Intel Warns Of Risks After U.S. Takes 10% Stake; Debate Intensifies Over Government Role In Business

Intel is warning of potential business risks just days after the U.S. government took a nearly 10% stake in the chipmaker, a move that has rattled global markets and fueled debate in Washington.
The $8.9 billion equity deal, announced late last week, converted federal CHIPS Act grants into stock, making Washington Intel's largest single shareholder. While the government has no board seats or management control, Intel cautioned in a weekend filing that government ownership could hurt its international sales, dilute existing shareholders, and complicate future federal funding, Reuters reported.

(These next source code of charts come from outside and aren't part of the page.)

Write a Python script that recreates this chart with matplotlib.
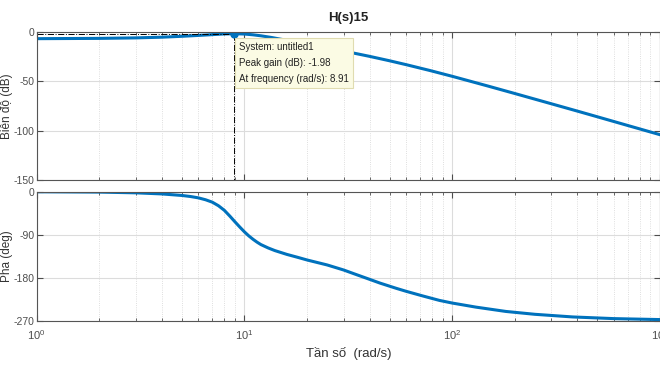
import numpy as np
import matplotlib
matplotlib.use('Agg')
import matplotlib.pyplot as plt
from matplotlib.ticker import LogLocator, NullFormatter

plt.rcParams['font.family'] = ['Liberation Sans', 'DejaVu Sans']
plt.rcParams['mathtext.default'] = 'regular'
plt.rcParams['axes.unicode_minus'] = False

# du lieu doc tu hinh
tan_so_mag = [1, 2, 3, 4, 5, 6, 7, 8, 8.91, 10, 11, 12, 13.5, 15, 17.5, 20, 23, 26, 30, 40,
              50, 60, 78, 100, 150, 200, 300, 400, 500, 700, 1000]
bien_do = [-7.0, -6.7, -6.2, -5.5, -4.6, -3.7, -2.9, -2.2, -1.98, -2.3, -3.1, -4.1, -5.8,
           -7.6, -10.2, -12.6, -15.0, -17.0, -19.5, -24.9, -29.4, -33.3, -39.2, -45.1,
           -55.2, -62.5, -72.9, -80.3, -86.1, -94.9, -104.2]

tan_so_pha = [1, 2, 3, 4, 5, 5.5, 6, 6.5, 7, 7.5, 8, 8.5, 9, 9.5, 10, 10.5, 11, 11.5, 12,
              13, 14, 16, 18, 20, 25, 30, 35, 40, 45, 53.8, 60, 72.3, 86.8, 100, 130, 181,
              250, 380, 600, 1000]
pha = [-0.3, -1, -2.5, -4.8, -8, -10.2, -13, -17, -22, -29.5, -39, -51, -63, -74, -84,
       -92.5, -99.5, -105.5, -110.5, -117.5, -123, -131, -137, -142.6, -153, -163.5, -174,
       -183, -191, -201.8, -208, -217.8, -227, -232.5, -241, -250, -256, -261.5, -265,
       -267]

peak_w = 8.91
peak_db = -1.98

mau = '#0072BD'
xam = '#4d4d4d'

fig = plt.figure(figsize=(6.6, 3.65), dpi=100)
ax1 = fig.add_axes([0.0556, 0.507, 0.9444, 0.406])
ax2 = fig.add_axes([0.0556, 0.1205, 0.9444, 0.3545])

for ax in (ax1, ax2):
    ax.set_xscale('log')
    ax.set_xlim(1, 1000)
    ax.xaxis.set_major_locator(LogLocator(base=10))
    ax.xaxis.set_minor_locator(LogLocator(base=10, subs=np.arange(2, 10)))
    ax.xaxis.set_minor_formatter(NullFormatter())
    ax.grid(which='major', color='#dcdcdc', linewidth=0.8, linestyle='-')
    ax.grid(which='minor', axis='x', color='#d4d4d4', linewidth=0.6, linestyle=':')
    ax.set_axisbelow(True)
    ax.tick_params(which='both', direction='in', top=True, right=True, colors=xam,
                   labelsize=7.5)
    ax.tick_params(axis='y', pad=1.5)
    ax.tick_params(axis='x', pad=5, labelsize=8)
    ax.tick_params(which='major', length=4)
    ax.tick_params(which='minor', length=2.5)
    for s in ax.spines.values():
        s.set_color('#555555')
        s.set_linewidth(0.8)

# bien do
ax1.plot(tan_so_mag, bien_do, color=mau, linewidth=2.2)
ax1.set_ylim(-150, 0)
ax1.set_yticks([0, -50, -100, -150])
ax1.set_xticklabels([])
ax1.set_ylabel('Biên độ (dB)', fontsize=8.5, color='#333333')
ax1.yaxis.set_label_coords(-0.0375, 0.5)
ax1.set_title('H(s)15', fontsize=9.5, fontweight='bold', color='#222222', pad=8)

ax1.plot([1, peak_w], [peak_db, peak_db], color='k', linestyle='-.', linewidth=0.7)
ax1.plot([peak_w, peak_w], [peak_db, -150], color='k', linestyle='-.', linewidth=0.7)
ax1.plot(peak_w, peak_db, 'o', color=mau, markersize=5)
ax1.text(9.45, -10.5, 'System: untitled1\nPeak gain (dB): -1.98\nAt frequency (rad/s): 8.91',
         fontsize=7, va='top', ha='left', color='#222222', linespacing=1.75,
         bbox=dict(boxstyle='square,pad=0.4', facecolor='#fbfbe4', edgecolor='#e0dcb0',
                   linewidth=0.8))

# pha
ax2.plot(tan_so_pha, pha, color=mau, linewidth=2.2)
ax2.set_ylim(-270, 0)
ax2.set_yticks([0, -90, -180, -270])
ax2.set_ylabel('Pha (deg)', fontsize=8.5, color='#333333')
ax2.yaxis.set_label_coords(-0.0375, 0.5)
ax2.set_xlabel('Tần số  (rad/s)', fontsize=9.5, color='#333333', labelpad=4)

fig.savefig('out.png', dpi=100)
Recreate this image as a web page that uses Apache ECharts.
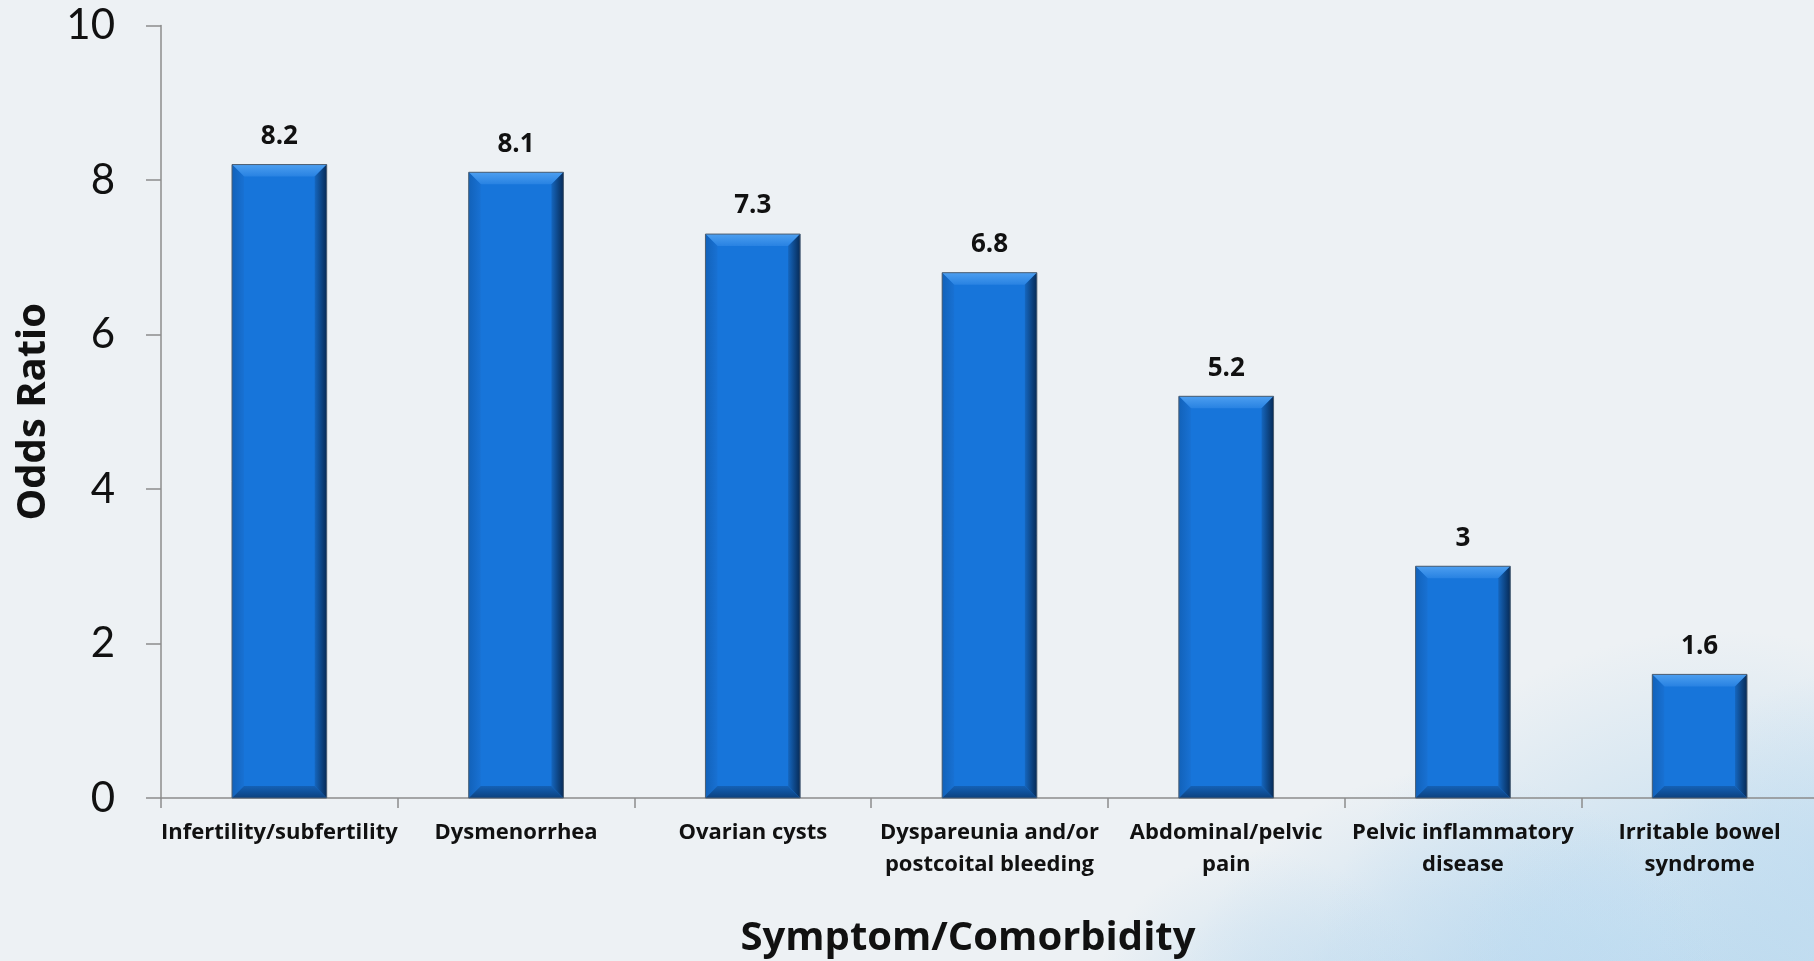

Markets initially welcomed the move—Intel stock jumped more than 5% Friday but analysts say the longer-term picture is more uncertain. "This raises profound questions about whether the U.S. is backstopping a vital national asset or drifting toward state capitalism," said Daniel Ives, senior tech analyst at Wedbush Securities, in comments to Barron's.
Political reaction is split. Supporters argue taxpayers should share in the upside of subsidizing critical industries. "This guarantees the American people a return on their investment," a senior administration official told The Wall Street Journal. Critics counter that the government is overstepping. "It blurs the line between free enterprise and government control," Sen. Pat Toomey (R-Pa.) told The Washington Post.
As markets open this week, investors are watching closely to see whether Intel's rally holds—or whether concerns over global sales and political intervention will weigh on the stock.